Environ mille tirailleurs sénégalais vivent en France aujourd’hui, dont la moitié en Ile-de-France. Parmi eux, dix-huit habitent dans un foyer social à Bondy, avec 335 euros de pension militaire par semestre. Ils sont sans leur famille, installées à plus de 5000 kilomètres de là, au Sénégal. Plusieurs d’entre eux ont bien tenté d’obtenir la nationalité française, mais les démarches administratives n’ont jamais abouti. Et s’ils sont en possession de toutes leurs médailles de guerre, les actes de naissance de leurs parents et grands-parents sont bien plus compliqués à récupérer.

C’est à cette situation précaire qu’Aïssa Seck, adjointe aux anciens combattants de la ville de Bondy (Seine-Saint-Denis), a souhaité remédier. Elle a lancé une pétition sur Change.org en novembre 2016, où elle interpelle les internautes: «lorsque ces tirailleurs sénégalais ont été appelés au combat, personne ne leur a demandé de se soumettre à ces nombreuses tracasseries administratives.

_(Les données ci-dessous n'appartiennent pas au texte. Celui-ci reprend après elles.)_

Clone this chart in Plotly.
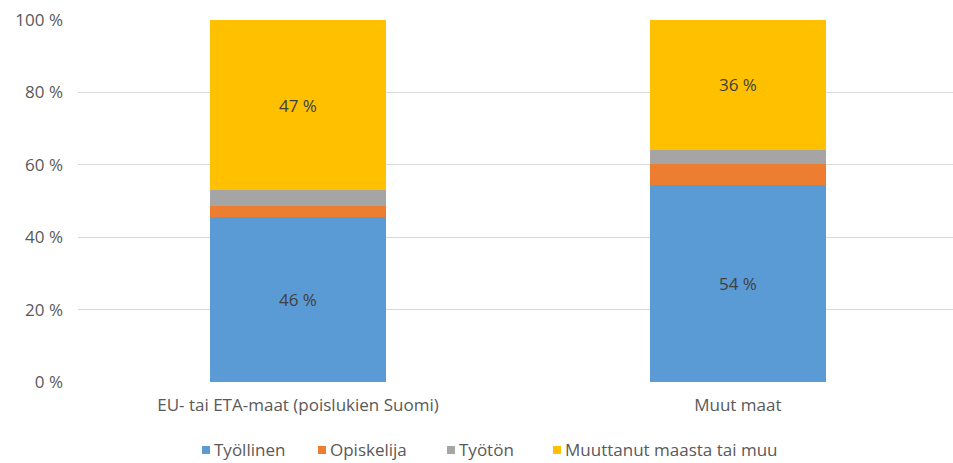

Pourquoi leur imposer tout cela aujourd’hui?» Une cause qui trouve un certain écho puisque plus de 63.000 signatures ont été récoltées, d’inconnus mais aussi de personnalités comme Claude Bartolone et Jamel Debbouze.

Depuis 2007, la loi sur la décristallisation des pensions civiles et militaires de retraite permet à tout ressortissant d’anciens territoires de l’Empire français de toucher un pécule. Mais la mesure est éminemment symbolique puisqu’elle permet, selon les mots de Lionel Jospin prononcés en 1998, de réintégrer les tirailleurs sénégalais dans la «mémoire collective nationale».

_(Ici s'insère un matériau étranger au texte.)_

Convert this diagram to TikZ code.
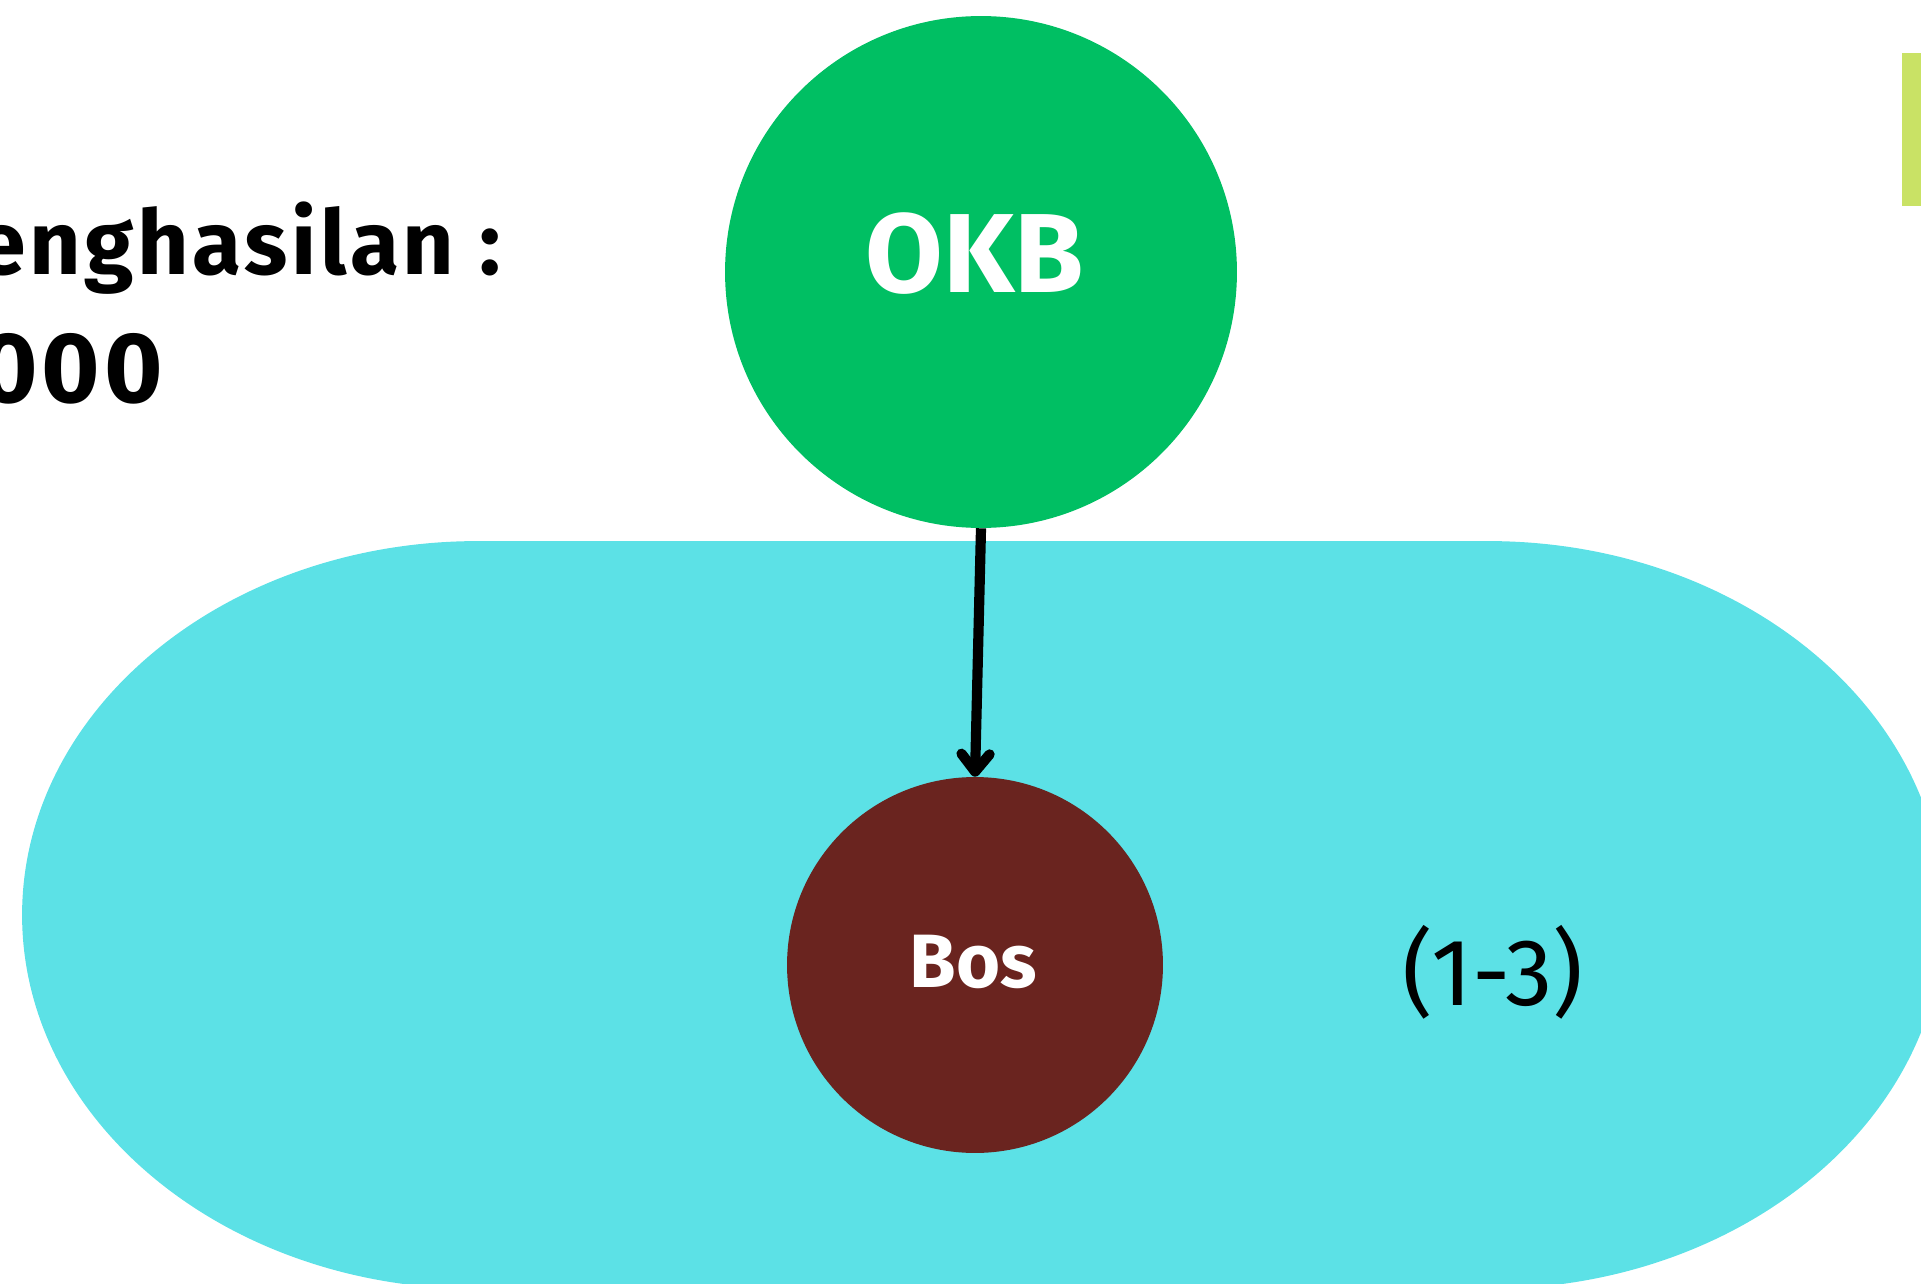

Yoro Diao – Le Gros Journal du 07/02

Yoro Diao fait parti des vingt-sept tirailleurs reçus à l’Élysée samedi. Né en 1928 près de Saint-Louis dans le nord du Sénégal, il a servi dans l’infanterie française en Tonkin (Indochine) de 1952 à 1955 puis a été envoyé en Algérie en 1958. En février dernier, il affirmait dans l’émission Le Gros Journal (Canal +): «Nous ne sommes pas isolés, nous ne demandons pas l’aumône. La France a été reconnaissante à notre égard», a-t-il estimé.

Un héritage militaire

Les tirailleurs sénégalais sont des soldats recrutés à partir de 1857 dans les anciens territoires français de l’Afrique subsaharienne. Le premier contingent de «tirailleurs» (de «tir» et «ailleurs»), ainsi appelé par raillerie parce que ratant souvent leur cible, était composé d’engagés du territoire du Sénégal. Mais les régions ayant fourni les plus gros contingents correspondraient pour les pays actuels au Mali, au Burkina Faso et à la Guinée.

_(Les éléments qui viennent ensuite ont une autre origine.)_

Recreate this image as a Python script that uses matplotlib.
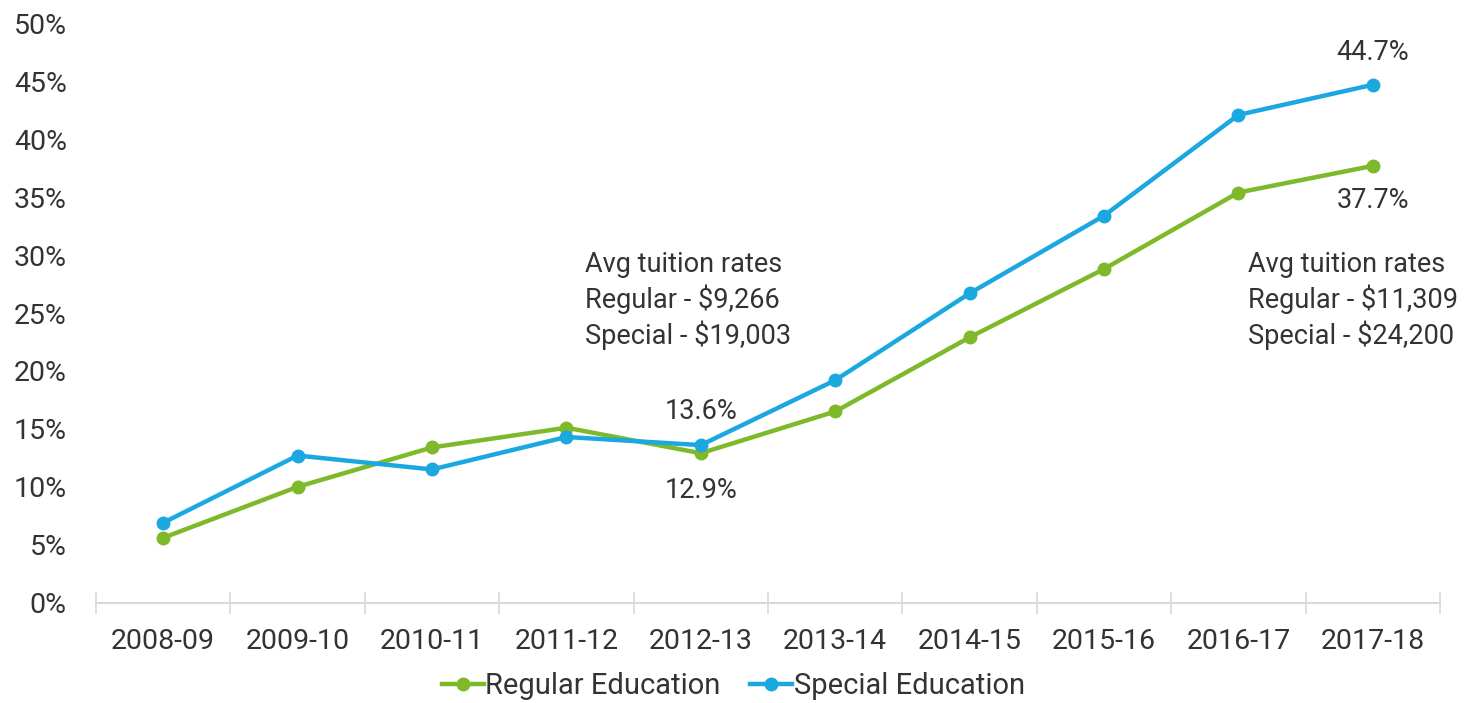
import matplotlib.pyplot as plt
from matplotlib.ticker import FuncFormatter

plt.rcParams['font.family'] = ['Roboto', 'DejaVu Sans']

years = ['2008-09', '2009-10', '2010-11', '2011-12', '2012-13',
         '2013-14', '2014-15', '2015-16', '2016-17', '2017-18']
regular = [5.6, 10.0, 13.4, 15.1, 12.9, 16.5, 22.9, 28.8, 35.4, 37.7]
special = [6.9, 12.7, 11.5, 14.3, 13.6, 19.2, 26.7, 33.4, 42.1, 44.7]

green = '#7db928'
blue = '#1ba8e0'
text_color = '#333333'

fig = plt.figure(figsize=(14.84, 7.03), dpi=100)
ax = fig.add_axes([0.0647, 0.1427, 0.9057, 0.8241])

x = list(range(len(years)))
ax.plot(x, regular, color=green, lw=3.2, marker='o', ms=9, label='Regular Education')
ax.plot(x, special, color=blue, lw=3.2, marker='o', ms=9, label='Special Education')

ax.set_xlim(-0.5, len(years) - 0.5)
ax.set_ylim(0, 50)
ax.set_yticks(range(0, 51, 5))
ax.yaxis.set_major_formatter(FuncFormatter(lambda v, p: f'{v:.0f}%'))
ax.tick_params(axis='y', length=0, pad=21, labelsize=20.5, labelcolor=text_color)

# category ticks sit between the labels
ax.set_xticks([i - 0.5 for i in range(len(years) + 1)])
ax.set_xticklabels([])
ax.set_xticks(x, minor=True)
ax.set_xticklabels(years, minor=True)
ax.tick_params(axis='x', which='major', direction='inout', length=16, width=1.2, color='#d9d9d9')
ax.tick_params(axis='x', which='minor', length=0, pad=18, labelsize=20.5, labelcolor=text_color)

for s in ['top', 'right', 'left']:
    ax.spines[s].set_visible(False)
ax.spines['bottom'].set_color('#d9d9d9')
ax.spines['bottom'].set_linewidth(1.5)

# value labels on selected points
fs = 19.5
ax.annotate(f'{special[4]:.1f}%', (4, special[4]), xytext=(0, 24), textcoords='offset points',
            ha='center', va='center', fontsize=fs, color=text_color)
ax.annotate(f'{regular[4]:.1f}%', (4, regular[4]), xytext=(0, -27), textcoords='offset points',
            ha='center', va='center', fontsize=fs, color=text_color)
ax.annotate(f'{special[9]:.1f}%', (9, special[9]), xytext=(0, 23), textcoords='offset points',
            ha='center', va='center', fontsize=fs, color=text_color)
ax.annotate(f'{regular[9]:.1f}%', (9, regular[9]), xytext=(0, -25), textcoords='offset points',
            ha='center', va='center', fontsize=fs, color=text_color)

# tuition rate notes
ax.text(3.14, 26.1, 'Avg tuition rates\nRegular - $9,266\nSpecial - $19,003',
        ha='left', va='center', fontsize=fs, color=text_color, linespacing=1.28)
ax.text(8.07, 26.1, 'Avg tuition rates\nRegular - $11,309\nSpecial - $24,200',
        ha='left', va='center', fontsize=fs, color=text_color, linespacing=1.28)

fig.legend(loc='center', bbox_to_anchor=(0.494, 0.024), ncol=2, frameon=False,
           fontsize=21, handlelength=1.45, handletextpad=0.05, columnspacing=1.0,
           borderpad=0, labelcolor=text_color)

plt.savefig('out.png', dpi=100)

Ils ont servi l’armée française dans ses pages les plus glorieuses: la libération de Toulon, le débarquement de Provence. Mais aussi dans des moments plus sombres, comme la répression du soulèvement du Constantinois en Algérie en mai 1945 ou la répression à Madagascar en 1947. Jusqu’à la dissolution des dernières unités de tirailleurs dans les années 1960, plus de 200.000 ont combattu lors de la Première guerre mondiale, 150.000 pour la Seconde, et au moins 60.000 en Indochine.

Aujourd’hui, il y a une volonté, particulièrement au Sénégal, de mettre en avant cet héritage militaire. Depuis 2004, il existe une «Journée du tirailleur», initié par l’ancien président Abdoulaye Wade (2000-2012), dont le père était également tirailleur.